[PROBLEM TO SOLVE]: Take the line containing "What TikZ code" as the first line and the line containing "(13,5.5) rectangle (597,444);" as the last, and output that span verbatim without any images.

[RAW DATA]:
- - -

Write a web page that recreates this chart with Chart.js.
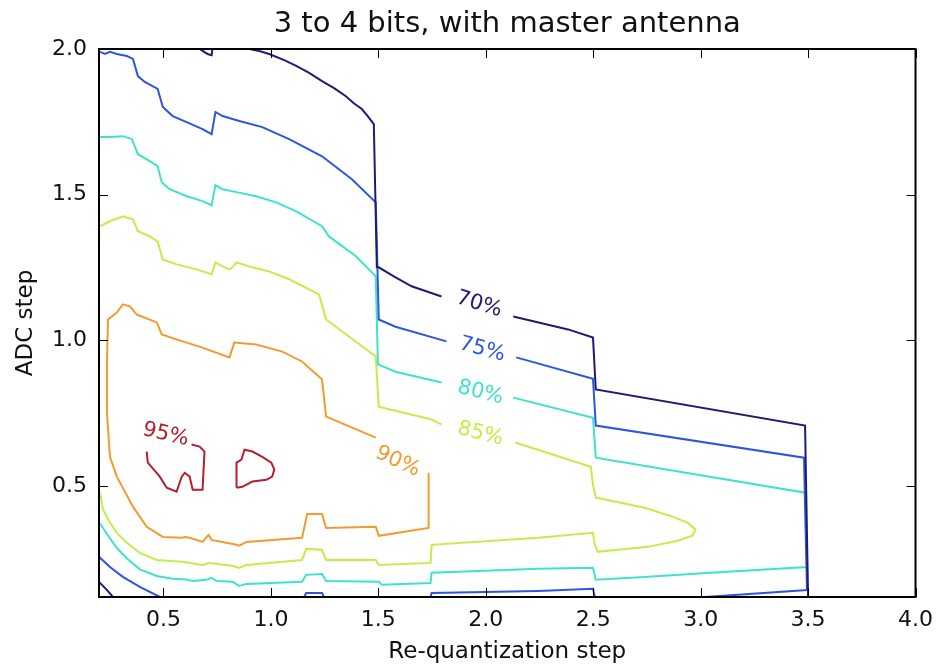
<!DOCTYPE html>
<html>
<head>
<meta charset="utf-8">
<script src="https://cdn.jsdelivr.net/npm/chart.js@4.4.0/dist/chart.umd.min.js"></script>
<style>
  html, body { margin: 0; padding: 0; background: #fff; }
</style>
</head>
<body>
<canvas id="contourChart" width="943" height="669"></canvas>
<script>
const xTicks = [0.5, 1.0, 1.5, 2.0, 2.5, 3.0, 3.5, 4.0];
const yTicks = [0.5, 1.0, 1.5, 2.0];
const levels = ["70%", "75%", "80%", "85%", "90%", "95%"];

// contour lines, null = break in the line
const c70x = [0.668, 0.705, 0.724, 0.728, null,
  0.900, 0.946, 0.992, 1.062, 1.118, 1.178, 1.238, 1.294, 1.349, 1.386, 1.423, 1.447, 1.479, 1.493, 1.502, 1.572, 1.655, 1.794, null,
  2.128, 2.383, 2.499, 2.512, 3.486, 3.500, null,
  0.200, 0.232, 0.265];
const c70y = [2.000, 1.983, 1.979, 2.000, null,
  2.000, 1.993, 1.983, 1.962, 1.942, 1.918, 1.890, 1.866, 1.838, 1.814, 1.794, 1.773, 1.742, 1.251, 1.251, 1.220, 1.186, 1.151, null,
  1.082, 1.038, 1.010, 0.832, 0.708, 0.120, null,
  0.172, 0.148, 0.120];

const c75x = [0.205, 0.228, 0.251, 0.283, 0.330, 0.358, 0.381, 0.413, 0.473, 0.497, 0.543, 0.608, 0.682, 0.724, 0.742, 0.775, 0.853, 0.960, 1.085, 1.238, 1.377, 1.488, 1.502, 1.580, 1.817, null,
  2.142, 2.499, 2.512, 3.481, 3.495, 3.022, null,
  0.200, 0.251, 0.311, 0.390, 0.483, null,
  1.155, 1.164, 1.238, 1.247, null,
  1.743, 1.748, 2.244, 2.499, 2.508];
const c75y = [1.990, 1.983, 1.990, 1.983, 1.976, 1.966, 1.907, 1.887, 1.863, 1.801, 1.770, 1.749, 1.725, 1.708, 1.784, 1.770, 1.753, 1.732, 1.691, 1.632, 1.553, 1.474, 1.072, 1.047, 0.997, null,
  0.942, 0.869, 0.708, 0.598, 0.144, 0.120, null,
  0.258, 0.223, 0.189, 0.155, 0.120, null,
  0.120, 0.134, 0.134, 0.120, null,
  0.120, 0.134, 0.141, 0.148, 0.120];

const c80x = [0.205, 0.251, 0.311, 0.353, 0.381, 0.436, 0.473, 0.492, 0.529, 0.608, 0.682, 0.724, 0.742, 0.775, 0.840, 0.932, 1.025, 1.118, 1.238, 1.270, 1.396, 1.488, 1.498, 1.580, 1.794, null,
  2.128, 2.499, 2.512, 3.486, 3.495, 3.045, 2.739, 2.512, 2.499, 2.244, 1.748, 1.743, 1.516, 1.502, 1.257, 1.238, 1.164, 1.145, 0.886, 0.853, 0.821, 0.747, 0.724, 0.700, 0.636, 0.608, 0.543, 0.469, 0.390, 0.330, 0.283, 0.237, 0.205];
const c80y = [1.698, 1.698, 1.701, 1.691, 1.639, 1.615, 1.598, 1.543, 1.519, 1.495, 1.478, 1.464, 1.533, 1.519, 1.509, 1.495, 1.474, 1.443, 1.392, 1.357, 1.289, 1.220, 0.918, 0.893, 0.856, null,
  0.804, 0.735, 0.598, 0.478, 0.223, 0.203, 0.189, 0.179, 0.220, 0.217, 0.203, 0.168, 0.162, 0.172, 0.175, 0.199, 0.196, 0.172, 0.165, 0.158, 0.172, 0.175, 0.186, 0.179, 0.175, 0.180, 0.183, 0.192, 0.215, 0.252, 0.288, 0.336, 0.372];

const c85x = [0.205, 0.251, 0.311, 0.358, 0.381, 0.436, 0.473, 0.497, 0.561, 0.654, 0.724, 0.742, 0.775, 0.807, 0.821, 0.840, 0.900, 0.992, 1.085, 1.224, 1.257, 1.488, 1.502, 1.748, 1.794, null,
  2.137, 2.489, 2.499, 2.512, 2.739, 2.855, 2.939, 2.976, 2.962, 2.893, 2.754, 2.614, 2.521, 2.508, 2.499, 2.244, 1.748, 1.743, 1.502, 1.488, 1.257, 1.238, 1.164, 1.145, 0.886, 0.853, 0.821, 0.714, 0.682, 0.622, 0.589, 0.469, 0.390, 0.330, 0.283, 0.251, 0.219, 0.205];
const c85y = [1.392, 1.409, 1.426, 1.416, 1.375, 1.357, 1.340, 1.278, 1.261, 1.244, 1.227, 1.268, 1.254, 1.244, 1.251, 1.268, 1.254, 1.237, 1.210, 1.158, 1.072, 0.945, 0.773, 0.729, 0.711, null,
  0.650, 0.567, 0.505, 0.461, 0.426, 0.399, 0.375, 0.351, 0.330, 0.313, 0.292, 0.282, 0.275, 0.299, 0.340, 0.323, 0.299, 0.237, 0.230, 0.247, 0.247, 0.282, 0.285, 0.247, 0.230, 0.220, 0.227, 0.237, 0.230, 0.237, 0.241, 0.247, 0.271, 0.306, 0.340, 0.375, 0.419, 0.478];

const c90x = [1.734, 1.734, 1.502, 1.488, 1.257, 1.238, 1.169, 1.145, 0.886, 0.853, 0.840, 0.724, 0.710, 0.682, 0.622, 0.599, 0.585, 0.497, 0.422, 0.358, 0.283, 0.251, 0.237, 0.237, 0.242, 0.283, 0.311, 0.344, 0.376, 0.469, 0.492, 0.589, 0.668, 0.807, 0.830, 0.932, 1.053, 1.145, 1.224, 1.238, 1.257, 1.488];
const c90y = [0.546, 0.357, 0.330, 0.361, 0.357, 0.405, 0.405, 0.323, 0.309, 0.296, 0.299, 0.316, 0.333, 0.309, 0.323, 0.326, 0.323, 0.326, 0.361, 0.430, 0.533, 0.601, 0.753, 0.924, 1.072, 1.096, 1.124, 1.117, 1.089, 1.062, 1.021, 0.997, 0.979, 0.942, 0.993, 0.986, 0.962, 0.928, 0.876, 0.866, 0.739, 0.667];

const c95x = [0.422, 0.427, 0.483, 0.515, 0.561, 0.585, 0.599, 0.622, 0.636, 0.682, 0.691, 0.668, 0.631, null,
  0.840, 0.840, 0.863, 0.877, 0.914, 0.960, 1.002, 1.016, 1.006, 0.979, 0.914, 0.867, 0.840];
const c95y = [0.619, 0.581, 0.533, 0.495, 0.481, 0.533, 0.546, 0.533, 0.488, 0.488, 0.619, 0.636, 0.643, null,
  0.495, 0.581, 0.591, 0.625, 0.619, 0.601, 0.581, 0.557, 0.533, 0.522, 0.516, 0.498, 0.495];

// inline label anchors (data coords) and slant in degrees
const labelX = [1.969, 1.983, 1.975, 1.975, 1.590, 0.510];
const labelY = [1.124, 0.969, 0.821, 0.680, 0.584, 0.677];
const labelAngle = [17, 15, 14, 14, 25, 13];

const lineColors = ["#1c1c74", "#2f55e0", "#3ee3cc", "#c2ee48", "#f39a30", "#b3202e"];
const contours = [[c70x, c70y], [c75x, c75y], [c80x, c80y], [c85x, c85y], [c90x, c90y], [c95x, c95y]];
const FONT = "'DejaVu Sans', sans-serif";

function toSegments(xs, ys) {
  const segs = [];
  let cur = [];
  xs.forEach((x, i) => {
    if (x === null) {
      if (cur.length) segs.push(cur);
      cur = [];
      return;
    }
    cur.push({ x: x, y: ys[i] });
  });
  if (cur.length) segs.push(cur);
  return segs;
}

const datasets = [];
contours.forEach(([xs, ys], i) => {
  toSegments(xs, ys).forEach(seg => {
    datasets.push({
      label: levels[i],
      data: seg,
      showLine: true,
      borderColor: lineColors[i],
      borderWidth: 2,
      pointRadius: 0,
      tension: 0,
      fill: false
    });
  });
});

// box + inward ticks like matplotlib, and the inline contour labels
const framePlugin = {
  id: "frame",
  afterDatasetsDraw(chart) {
    const { ctx, chartArea: a, scales: { x, y } } = chart;
    const tickLen = 9;
    ctx.save();
    ctx.strokeStyle = "#000";
    ctx.lineWidth = 1;
    ctx.beginPath();
    xTicks.forEach(v => {
      const px = Math.round(x.getPixelForValue(v)) + 0.5;
      ctx.moveTo(px, a.bottom); ctx.lineTo(px, a.bottom - tickLen);
      ctx.moveTo(px, a.top); ctx.lineTo(px, a.top + tickLen);
    });
    yTicks.forEach(v => {
      const py = Math.round(y.getPixelForValue(v)) + 0.5;
      ctx.moveTo(a.left, py); ctx.lineTo(a.left + tickLen, py);
      ctx.moveTo(a.right, py); ctx.lineTo(a.right - tickLen, py);
    });
    ctx.stroke();
    ctx.lineWidth = 2;
    ctx.strokeRect(a.left, a.top, a.width, a.height);

    ctx.font = "21px " + FONT;
    ctx.textAlign = "center";
    ctx.textBaseline = "middle";
    levels.forEach((txt, i) => {
      ctx.save();
      ctx.translate(x.getPixelForValue(labelX[i]), y.getPixelForValue(labelY[i]));
      ctx.rotate(labelAngle[i] * Math.PI / 180);
      ctx.fillStyle = lineColors[i];
      ctx.fillText(txt, 0, 0);
      ctx.restore();
    });
    ctx.restore();
  },
  afterDraw(chart) {
    const { ctx, chartArea: a } = chart;
    ctx.save();
    ctx.font = "29px " + FONT;
    ctx.fillStyle = "#111";
    ctx.textAlign = "center";
    ctx.textBaseline = "middle";
    ctx.fillText("3 to 4 bits, with master antenna", (a.left + a.right) / 2, 24);
    ctx.restore();
  }
};

new Chart(document.getElementById("contourChart"), {
  type: "scatter",
  data: { datasets: datasets },
  options: {
    responsive: false,
    animation: false,
    layout: { padding: { top: 49, right: 24, left: 0, bottom: 0 } },
    plugins: {
      legend: { display: false },
      tooltip: { enabled: false },
      title: { display: false }
    },
    scales: {
      x: {
        type: "linear",
        min: 0.2,
        max: 4.0,
        afterFit: s => { s.height = 72; },
        afterBuildTicks: s => { s.ticks = xTicks.map(v => ({ value: v })); },
        ticks: {
          callback: v => v.toFixed(1),
          font: { family: FONT, size: 22 },
          color: "#111",
          padding: 10,
          maxRotation: 0,
          autoSkip: false
        },
        grid: { display: false, drawTicks: false },
        border: { display: false },
        title: {
          display: true,
          text: "Re-quantization step",
          color: "#111",
          font: { family: FONT, size: 23 },
          padding: { top: 0, bottom: 3 }
        }
      },
      y: {
        type: "linear",
        min: 0.12,
        max: 2.0,
        afterFit: s => { s.width = 99; },
        afterBuildTicks: s => { s.ticks = yTicks.map(v => ({ value: v })); },
        ticks: {
          callback: v => v.toFixed(1),
          font: { family: FONT, size: 22 },
          color: "#111",
          padding: 12,
          autoSkip: false
        },
        grid: { display: false, drawTicks: false },
        border: { display: false },
        title: {
          display: true,
          text: "ADC step",
          color: "#111",
          font: { family: FONT, size: 23 },
          padding: { top: 12, bottom: 0 }
        }
      }
    }
  },
  plugins: [framePlugin]
});
</script>
</body>
</html>
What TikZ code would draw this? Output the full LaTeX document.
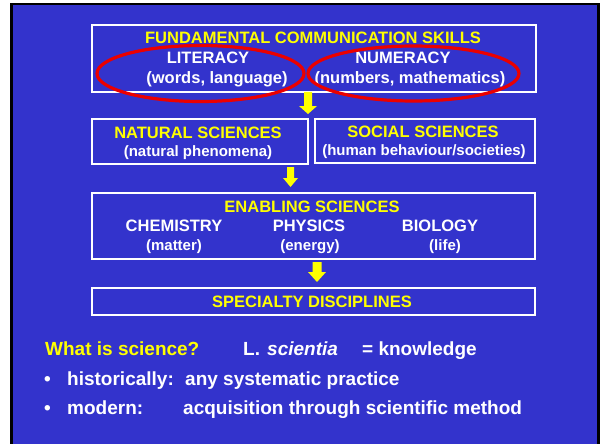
\documentclass[tikz,border=0pt]{standalone}
\usepackage{fontspec}
\setmainfont{Liberation Sans}
\definecolor{slideblue}{RGB}{51,51,204}
\definecolor{hiyellow}{RGB}{255,255,0}
\definecolor{ringred}{RGB}{235,0,0}
\newcommand{\fsTitle}{\fontsize{16.5}{18}\selectfont\bfseries}
\newcommand{\fsSub}{\fontsize{15}{17}\selectfont\bfseries}
\newcommand{\fsBody}{\fontsize{19}{22}\selectfont\bfseries}
\tikzset{
  box/.style={draw=white, line width=2pt, inner sep=0pt, anchor=north west},
  ttl/.style={text=hiyellow, font=\fsTitle, inner sep=0pt, anchor=base},
  wtl/.style={text=white, font=\fsTitle, inner sep=0pt, anchor=base},
  sub/.style={text=white, font=\fsSub, inner sep=0pt, anchor=base},
  body/.style={text=white, font=\fsBody, inner sep=0pt, anchor=base west},
  ring/.style={draw=ringred, line width=3.2pt},
  flow/.style={fill=hiyellow}
}
\begin{document}
\begin{tikzpicture}[x=1pt,y=-1pt]
\useasboundingbox (0,0) rectangle (600,444);
% slide background and frame
\fill[white] (0,0) rectangle (600,444);
\fill[black] (10,3) rectangle (600,444);
\fill[slideblue] (13,5.5) rectangle (597,444);

% boxes
\node[box, minimum width=444pt, minimum height=67pt] (fund) at (91,24) {};
\node[box, minimum width=216pt, minimum height=45pt] (nat) at (91,118) {};
\node[box, minimum width=220pt, minimum height=44pt] (soc) at (314,118) {};
\node[box, minimum width=443pt, minimum height=66pt] (enab) at (91,192) {};
\node[box, minimum width=443pt, minimum height=27pt] (spec) at (91,287) {};

% top box text
\node[ttl] (fundT) at (313,44) {FUNDAMENTAL COMMUNICATION SKILLS};
\node[wtl] (lit) at (208,63.3) {LITERACY};
\node[wtl] (litS) at (217,84) {(words, language)};
\node[wtl] (num) at (403,63.3) {NUMERACY};
\node[wtl] (numS) at (410,84) {(numbers, mathematics)};

% red rings
\draw[ring] (200.5,73.5) ellipse [x radius=103.5, y radius=28];
\draw[ring] (413.5,73.5) ellipse [x radius=105.5, y radius=27.5];

% second row
\node[ttl] (natT) at (198,138) {NATURAL SCIENCES};
\node[sub] (natS) at (198,156) {(natural phenomena)};
\node[ttl] (socT) at (423,137.5) {SOCIAL SCIENCES};
\node[sub] (socS) at (424,155.5) {(human behaviour/societies)};

% enabling sciences
\node[ttl] (enabT) at (312,212.3) {ENABLING SCIENCES};
\node[wtl] (chem) at (174,231.7) {CHEMISTRY};
\node[wtl] (phys) at (309,231.7) {PHYSICS};
\node[wtl] (bio) at (440,231.7) {BIOLOGY};
\node[sub] (chemS) at (174,250) {(matter)};
\node[sub] (physS) at (310,250) {(energy)};
\node[sub] (bioS) at (445,250) {(life)};

% specialty
\node[ttl] (specT) at (312,307.7) {SPECIALTY DISCIPLINES};

% block arrows between levels
\fill[flow] (304,92) -- (312,92) -- (312,106) -- (317,106) -- (308,114) -- (299,106) -- (304,106) -- cycle;
\fill[flow] (287,167) -- (294,167) -- (294,178) -- (298,178) -- (290.5,187) -- (283,178) -- (287,178) -- cycle;
\fill[flow] (312.5,262) -- (321.5,262) -- (321.5,272) -- (326,272) -- (317,282) -- (308,272) -- (312.5,272) -- cycle;

% definition lines
\node[body, text=hiyellow] (q) at (45,355) {What is science?};
\node[body] (lat) at (243,355) {L.};
\node[body] (sci) at (267,355) {\itshape scientia};
\node[body] (eq) at (362,355) {= knowledge};
\node[body] (b1) at (44,385) {•};
\node[body] (h1) at (67,385) {historically:};
\node[body] (h2) at (185,385) {any systematic practice};
\node[body] (b2) at (44,414) {•};
\node[body] (m1) at (67,414) {modern:};
\node[body] (m2) at (183,414) {acquisition through scientific method};
\end{tikzpicture}
\end{document}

- - -

[RESPONSE TO THE TASK]:
What TikZ code would draw this? Output the full LaTeX document.
\documentclass[tikz,border=0pt]{standalone}
\usepackage{fontspec}
\setmainfont{Liberation Sans}
\definecolor{slideblue}{RGB}{51,51,204}
\definecolor{hiyellow}{RGB}{255,255,0}
\definecolor{ringred}{RGB}{235,0,0}
\newcommand{\fsTitle}{\fontsize{16.5}{18}\selectfont\bfseries}
\newcommand{\fsSub}{\fontsize{15}{17}\selectfont\bfseries}
\newcommand{\fsBody}{\fontsize{19}{22}\selectfont\bfseries}
\tikzset{
  box/.style={draw=white, line width=2pt, inner sep=0pt, anchor=north west},
  ttl/.style={text=hiyellow, font=\fsTitle, inner sep=0pt, anchor=base},
  wtl/.style={text=white, font=\fsTitle, inner sep=0pt, anchor=base},
  sub/.style={text=white, font=\fsSub, inner sep=0pt, anchor=base},
  body/.style={text=white, font=\fsBody, inner sep=0pt, anchor=base west},
  ring/.style={draw=ringred, line width=3.2pt},
  flow/.style={fill=hiyellow}
}
\begin{document}
\begin{tikzpicture}[x=1pt,y=-1pt]
\useasboundingbox (0,0) rectangle (600,444);
% slide background and frame
\fill[white] (0,0) rectangle (600,444);
\fill[black] (10,3) rectangle (600,444);
\fill[slideblue] (13,5.5) rectangle (597,444);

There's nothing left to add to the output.